本態性高血圧症は遺伝することが知られていますが、一般に、子の血圧は父親よりも母親の血圧と強い相関を示します。母親が妊娠中高血圧症であれば胎盤機能が低下し、胎児の発育が障害される傾向にあります。このように考えると、高血圧素因がX染色体に一部リンクしている可能性のほかに、母親を通じて高血圧が発現形質を伝達させている機序も考慮する必要があります。
Oligonephropaty仮説というのもあります。胎生期の様々な異常に伴って出現するネフロン数の減少する病態です。

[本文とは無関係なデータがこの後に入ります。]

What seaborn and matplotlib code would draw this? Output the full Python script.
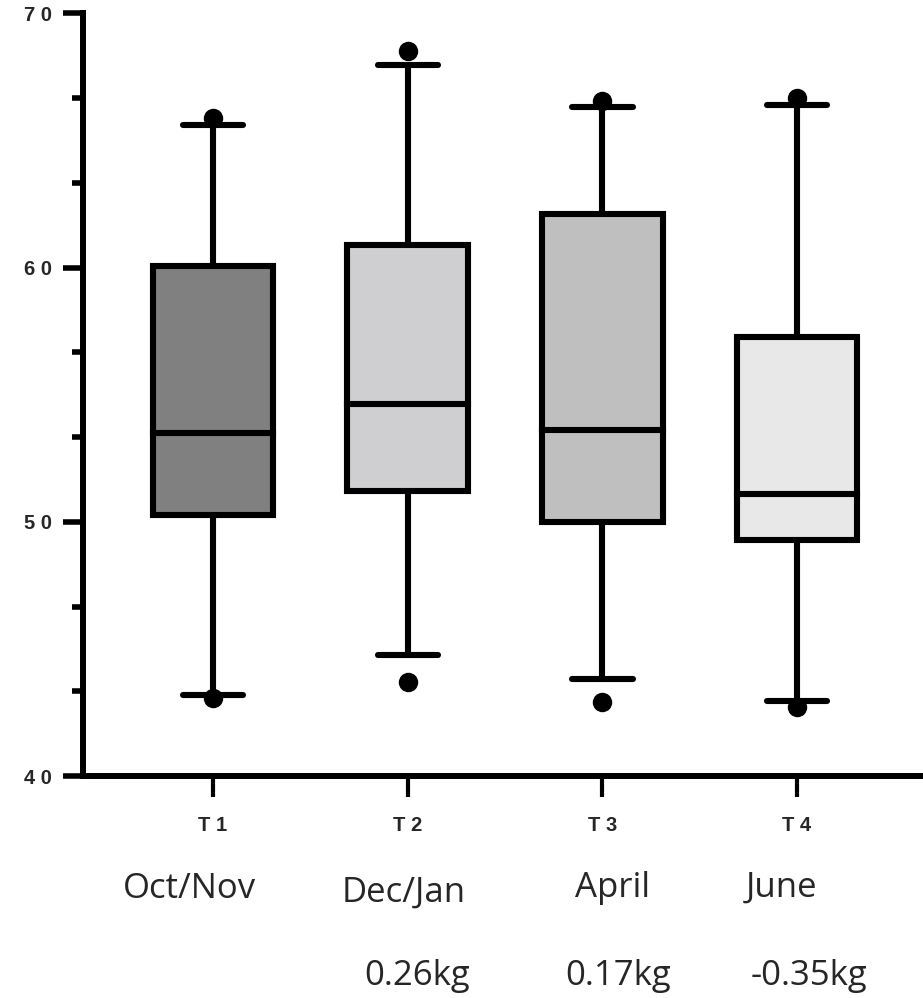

母親が低蛋白食を継続して摂取していると、胎児の出生児体重は減少し、それに比例して腎臓は小さくなり、ネフロン数も少なくなることが知られています。
妊婦の栄養状態、特に蛋白摂取量が胎児のネフロン数、ひいては成人後の血圧を決定する可能性が考えられます。
悪循環
ネフロン数(濾過面積)が減少→全身と糸球体血圧が上昇→糸球体硬化病変が進行→ますますネフロン数が減少→成人になって高血圧
{参考文献} 治療 2005.3 増刊号 名古屋市立大学大学院医学研究課臨床病態内科学 教授 木村玄次郎
SGA
small for gestational
SGAとは、お母さんのお腹の中にいる在胎数週に相当する標準身長・体重に比べて、小さく生まれること。在胎週数に比して小さい児
約90%のSGA児は2年以内に正常範囲の身長になるが、2歳までに成長が追いつかない場合には、SGA性低身長症が疑われ、健常小児に比べると平均よりやや早く思春期に入る傾向があり、多くは成人身長も低身長に終わり、成人の低身長の約20%を占める。SGA性低身長症に対しては成長ホルモン(GH)治療が有効である。SGAで出生した小児は将来のメタボリック・シンドロームとの関連が指摘されているので、耐糖能、脂質代謝などに注意し経過を観察します。
成長障害は成長ホルモンや甲状腺ホルモンの不足でも起こりますが、これは治療が可能で、早期治療が重要です。
その他の成長障害は、SGA低身長症、骨や軟骨の胃常、心臓・腎臓・肝臓などの病気や、愛情遮断性症候群(両唇からの虐待や愛情欠如)で生じる精神・身体症状など心理的・社会的な要因が挙げられます。
GH療法では、長期間の治療が必要となり、子供のストレスを減らしてあげられるように、納得がいくまでよく話し合う必要があります。また、愛情を注ぎ成長を見守っていくことが必要です。